In the graph below we chart an S&P 500 ETF (green line) and an ETF that tracks the global stock markets of Europe and Asia but excludes the US. In the two weeks that followed the election results, the S&P 500 rose 3% while the non-US ETF declined:
In mid-November, as Trump started to detail some of his tariff plans, they didn’t seem as bad as initially feared. Upon being sworn into office, Trump did not slap immediate tariffs on global trading partners, something he was expected to do. This seems to be seen by the market, at least preliminarily, as a softening of his tariff stance. While it’s just one day, the first official day of his Presidency saw non-US stocks rise greater than their US counterparts.
The Trump trade policy will be a key theme that continues to garner the market’s attention.
Changing interest rate expectations
The Fed started cutting interest rates last year and the expectation was for more rate cuts throughout 2025. However, the Fed has recently started to push back against those expectations. Last month, stocks suffered their worst decline in months as Fed Chair Jay Powell detailed a slower rate cutting cycle than initially planned. Recent reports showing persistently high levels of inflation have only done more to adjust market expectations further.
As of December 1st, the market forecast three to four interest rate cuts throughout 2025. Today, the market expects just one to two more rate cuts. These changing expectations have coincided with a sideways trend in the S&P 500, which is flat since December 1st:
The Fed’s communication around interest rate policy will continue to be something that the market is focused on. You can track market expectations for interest rate changes at this website.

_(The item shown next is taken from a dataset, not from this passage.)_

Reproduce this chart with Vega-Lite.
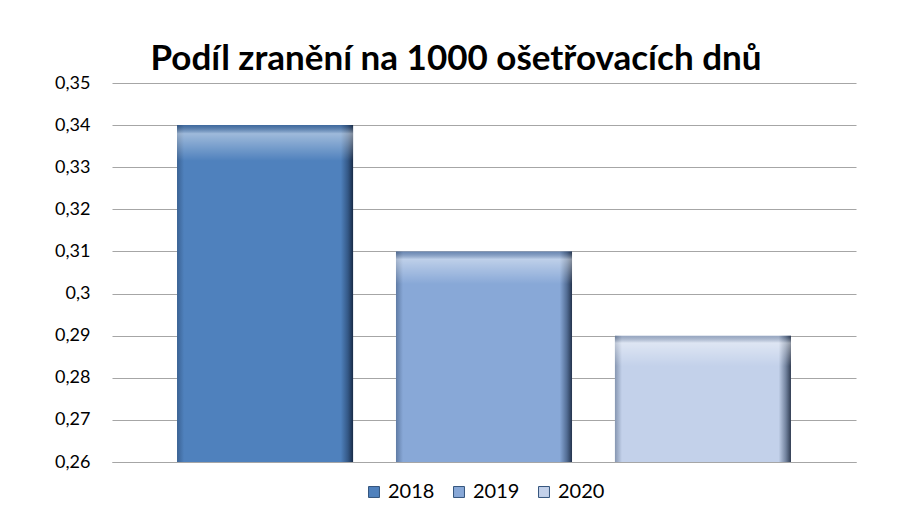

The AI trade/the MAN takes a breather
We first wrote about the MAN back in the summer of 2023. The MAN stands for Microsoft, Apple, and Nvidia. These three stocks, and especially Microsoft and Nvidia, are seen as the two leaders in the AI sector; Microsoft for their large investment in OpenAI, and Nvidia for their semiconductor chips that are powering AI technology around the world. While the MAN has helped boost market returns over the last two years, the three individual stocks have been pretty mixed over the last seven months:
The relatively flat performance for these three leading stocks could be a sign that the market has entered a “wait and see” period for the AI sector. Is the growth that powered stocks like Nvidia to massive gains throughout much of the last two years going to be followed by even more growth? Or has the market gotten ahead of itself with some of its lofty AI driven projections?
While the market waits for that answer, we’ve seen performance shift in favor of smaller and medium sized companies. Smidcaps (small + mid), as they’re referred to, have not done nearly as well as the S&P 500 over the last two years, but they are outperforming over the same seven month period referenced above. The S&P 500 (green line) is up about 11%, compared to 13% and 15%, for medium and small sized companies:
We view it as a good sign that even though the AI trade has cooled off, all areas of the market have been able to keep rising.
The market will always find things to focus on and there will be no shortage of headlines in the coming months. But the things that will likely matter most will have to do with Trump’s policies, interest rates, and the impact of AI in the economy and stock market.